Definition:Framework agreement
📋 Framework agreement is a master contractual arrangement used in the insurance industry to establish the overarching terms, conditions, and governance structures under which multiple individual transactions or service engagements will be conducted over a defined period. Rather than negotiating every detail from scratch each time a new reinsurance placement, outsourcing engagement, or technology deployment occurs, the parties agree on standard provisions — such as data protection obligations, service-level expectations, dispute resolution mechanisms, and termination rights — in one umbrella document. Individual work orders, placement slips, or statements of work then reference the framework agreement and specify only the deal-specific variables.
⚙️ In practice, framework agreements appear across several segments of the insurance value chain. Large reinsurance buyers may enter into framework agreements with key reinsurers to streamline the annual renewal of multiple treaty layers, reducing legal overhead while maintaining consistent protections. Lloyd's managing agents sometimes operate under framework arrangements with service providers covering claims handling, IT outsourcing, or actuarial services across several syndicates. On the insurtech side, a carrier partnering with a MGA platform might use a framework agreement to govern the overall relationship, with separate binding authority agreements attached for each product line or territory. The framework typically includes mechanisms for periodic review, pricing adjustments, and performance benchmarking.

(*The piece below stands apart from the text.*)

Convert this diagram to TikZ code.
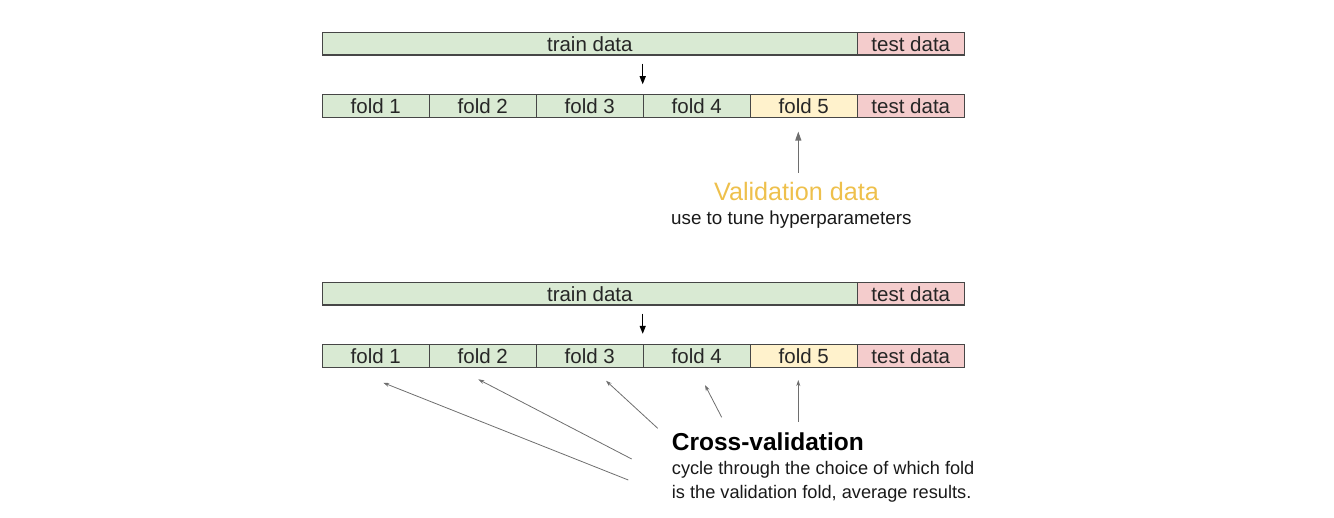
\documentclass[tikz,border=0pt]{standalone}
\usepackage{fontspec}
\setmainfont{Liberation Sans}
\usetikzlibrary{arrows.meta,calc}
\definecolor{gfill}{RGB}{217,234,211}
\definecolor{rfill}{RGB}{244,204,204}
\definecolor{yfill}{RGB}{255,242,204}
\definecolor{bord}{RGB}{70,70,70}
\definecolor{valc}{RGB}{238,192,76}
\definecolor{arrg}{RGB}{110,110,110}
\begin{document}
\begin{tikzpicture}[x=1pt,y=-1pt,
  cell/.style={draw=bord, line width=1.2pt, minimum height=22.7pt, minimum width=107pt,
    inner sep=0pt, font=\fontsize{20.5}{24}\selectfont, text=black!85},
  gcell/.style={cell, fill=gfill},
  rcell/.style={cell, fill=rfill},
  ycell/.style={cell, fill=yfill},
  darr/.style={line width=1.2pt, -{Triangle[length=8pt,width=6pt]}},
  varr/.style={draw=arrg, line width=1.1pt, -{Triangle[length=9pt,width=6pt]}},
  carr/.style={draw=arrg, line width=0.8pt, -{Stealth[length=6pt,width=4pt]}},
  lbl/.style={inner sep=0pt, anchor=base west, text=black!90}]
\useasboundingbox (0,0) rectangle (1334,518);

% ---------- top half ----------
\node[gcell, minimum width=535pt] (trainA) at (589.8,43.7) {train data};
\node[rcell] (testA) at (910.8,43.7) {test data};
\node[gcell] (fA1) at (375.8,106.2) {fold 1};
\node[gcell] (fA2) at (482.8,106.2) {fold 2};
\node[gcell] (fA3) at (589.8,106.2) {fold 3};
\node[gcell] (fA4) at (696.8,106.2) {fold 4};
\node[ycell] (fA5) at (803.8,106.2) {fold 5};
\node[rcell] (testA2) at (910.8,106.2) {test data};

\draw[darr, shorten <=8pt, shorten >=10pt] (trainA.south -| fA4.north west) -- (fA4.north west);

\node[inner sep=0pt, anchor=base, text=valc, font=\fontsize{25.2}{30}\selectfont] (valtitle) at (796.5,201) {Validation data};
\node[lbl, font=\fontsize{18.8}{22}\selectfont] (valsub) at (671,224.5) {use to tune hyperparameters};
\coordinate (vtail) at (798.3,172.7);
\draw[varr, shorten >=13.4pt] (vtail) -- (vtail |- fA5.south);

% ---------- bottom half ----------
\node[gcell, minimum width=535pt] (trainB) at (589.8,293.7) {train data};
\node[rcell] (testB) at (910.8,293.7) {test data};
\node[gcell] (fB1) at (375.8,355.8) {fold 1};
\node[gcell] (fB2) at (482.8,355.8) {fold 2};
\node[gcell] (fB3) at (589.8,355.8) {fold 3};
\node[gcell] (fB4) at (696.8,355.8) {fold 4};
\node[ycell] (fB5) at (803.8,355.8) {fold 5};
\node[rcell] (testB2) at (910.8,355.8) {test data};

\draw[darr, shorten <=8pt, shorten >=10pt] (trainB.south -| fB4.north west) -- (fB4.north west);

\node[lbl, font=\bfseries\fontsize{24.5}{29}\selectfont, text=black] (cvtitle) at (671.7,451) {Cross-validation};
\node[lbl, font=\fontsize{18.2}{22}\selectfont] (cvl1) at (671.7,475) {cycle through the choice of which fold};
\node[lbl, font=\fontsize{18.2}{22}\selectfont] (cvl2) at (671.7,498.7) {is the validation fold, average results.};

\coordinate (c1) at (628.3,480);
\coordinate (c2) at (631.7,459);
\coordinate (c3) at (657.7,428.3);
\coordinate (c4) at (721.7,417.3);
\coordinate (c5) at (798.3,421.7);
\draw[carr] (c1) -- ($(fB1.south)+(7.5,15)$);
\draw[carr] (c2) -- ($(fB2.south)+(-4.5,11.6)$);
\draw[carr] (c3) -- ($(fB3.south)+(16.2,13)$);
\draw[carr] (c4) -- ($(fB4.south)+(8.2,17.3)$);
\draw[carr] (c5) -- ($(fB5.south)+(-5.5,12.3)$);
\end{tikzpicture}
\end{document}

💡 The strategic value of a well-drafted framework agreement lies in efficiency and risk control. By locking in baseline protections — especially around data privacy, regulatory compliance, intellectual property, and liability caps — an insurer avoids the risk of inconsistent terms creeping into ad hoc contracts negotiated under time pressure. This is particularly important in jurisdictions with stringent outsourcing regulations, such as those under Solvency II or the UK's PRA supervisory framework, where regulators expect documented governance over all material third-party relationships. For growing insurance groups operating across borders, framework agreements also facilitate standardization, making it easier for group compliance and procurement teams to maintain visibility over the network of commitments their subsidiaries have entered into.